- Born: Toledo, Ohio, U.S.
- Education: Harvard University
- Occupation: Business executive
- Known for: Chief operating officer of Cursor

= Jordan Topoleski =

American business executive

Jordan Topoleski is an American business executive. He is the chief operating officer of Cursor, an artificial intelligence-assisted code editor developed by Anysphere. Earlier in his career, he was selected by the Adecco Group as its 2020 "CEO for One Month".

== Early life and education ==
Topoleski is from Toledo, Ohio. He attended Harvard University, where he studied the history of technology, but left before graduating.

== Early career ==
Before joining Cursor, Topoleski worked in technology and startup roles. He also founded a software development agency that later worked with venture-backed startups and was eventually sold.

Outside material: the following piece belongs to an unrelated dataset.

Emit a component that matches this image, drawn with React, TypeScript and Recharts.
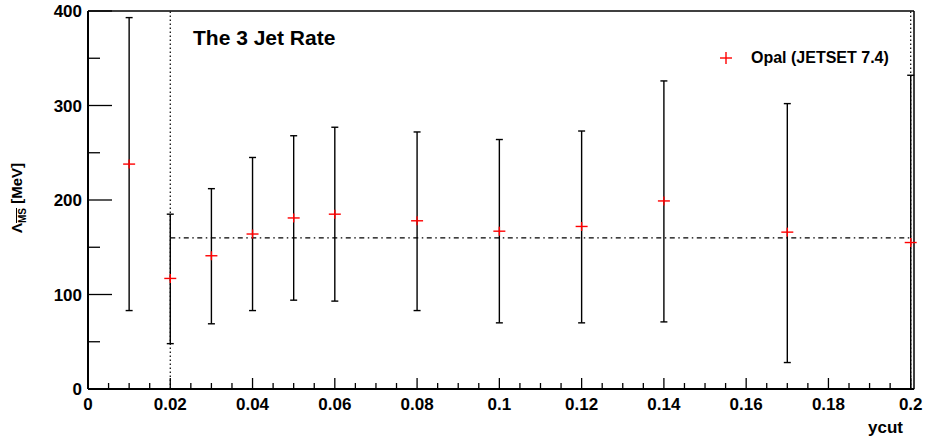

In 2020, Topoleski was selected as the Adecco Group's global "CEO for One Month", a programme in which a young participant works alongside the company's chief executive. He later wrote about the experience in an article published by Adecco.

== Cursor ==
By 2026, Topoleski was serving as chief operating officer of Cursor. In that role, he has represented the company in public discussions about the use of artificial intelligence in software engineering and code generation.

In April 2026, Topoleski appeared in a fireside chat hosted by NTT Research at its Upgrade 2026 event, where he discussed the use of AI-generated code in software development and the effect of coding assistants on engineering workflows. Reporting on the event in technology media summarized his comments on software development practices, code review, and the operational impact of higher volumes of machine-generated code.

Cursor was also profiled in coverage of its enterprise and product strategy, including its use of AI tools in software development and deployment workflows.

== Public speaking ==
Topoleski has appeared as a speaker at technology and startup events. In 2026, he was listed as a speaker at Paris Blockchain Week.